The premise is deceptively simple. Bam, a boy who's lived his entire life in darkness beneath a massive tower, chases the only person he's ever known — Rachel — into the tower itself. To climb, he has to pass tests on each floor, competing against other regulars who all have their own reasons for ascending. The tower promises that anyone who reaches the top will have their wish granted.
What elevated this beyond standard battle anime was atmosphere. Season one felt genuinely mysterious. The tower's rules were unclear. The tests were strategic rather than purely combat-based. Characters formed alliances that felt fragile and real. And Bam's innocence — his genuine inability to understand why people lie, betray, and manipulate — gave the show an emotional anchor that most action anime lack entirely.
Kevin Penkin's soundtrack deserves its own paragraph. The man composed one of the most hauntingly beautiful anime scores in recent memory. Tracks like "Irregulars" and "Rachel" turned quiet conversations into emotional gut punches. The music elevated every scene it touched, and it remains one of the strongest aspects of the entire series.
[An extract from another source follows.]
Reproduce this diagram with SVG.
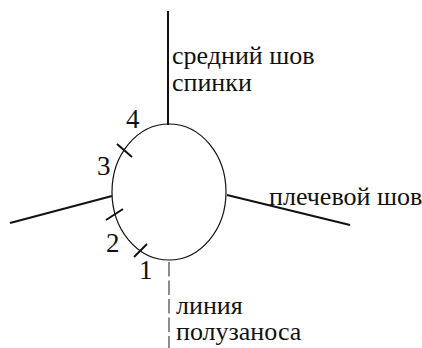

Then there was the ending. Rachel's betrayal — pushing Bam into the abyss after he'd done everything to help her — was one of the most shocking anime moments of that year. It reframed the entire show. Everything you thought you understood about their relationship shattered in seconds. That kind of narrative betrayal is hard to pull off, and Tower of God nailed it. The emotional devastation mirrors what the best character-driven anime achieve — it stays with you long after the credits roll.
Season 2: What Changed (and Why It Divided Fans)
Tower of God Season 2: Return of the Prince premiered in July 2024, four years after season one. That gap alone created problems. Fans had to remember plot details from a show they watched half a decade earlier, and the new season didn't do much hand-holding.
But the bigger issue was tonal and visual.
The art style shifted noticeably. Season one had a distinctive, slightly stylized look that matched the manhwa's earlier chapters. Season two adopted a cleaner, more conventional anime aesthetic. Some viewers preferred the polish. Many felt it lost the unique visual identity that made the first season stand out in a crowded landscape.
The story also took a sharp turn. Instead of following Bam directly, the early episodes of season two focused on Wangnan Ja, a new character trying to climb the tower while drowning in debt and failure. Bam eventually appeared — now going by the name Jue Viole Grace, operating as a weapon for the shadowy organization FUG — but his personality was completely transformed. The innocent, wide-eyed boy from season one was gone, replaced by a cold, efficient fighter carrying six years of trauma viewers never got to witness.
That time skip was faithful to the manhwa. But in anime form, it felt jarring. You went from one of the most devastating cliffhangers in recent anime straight into a story with new characters, a new tone, and a protagonist who barely resembled the person you fell in love with.
The reception was polarized. Manhwa readers who knew what was coming generally appreciated the adaptation's faithfulness. Anime-only viewers frequently felt lost, disconnected, or frustrated by the shift. Some dropped it entirely. Others stuck around and found the second half — when Bam's old companions returned — significantly more rewarding.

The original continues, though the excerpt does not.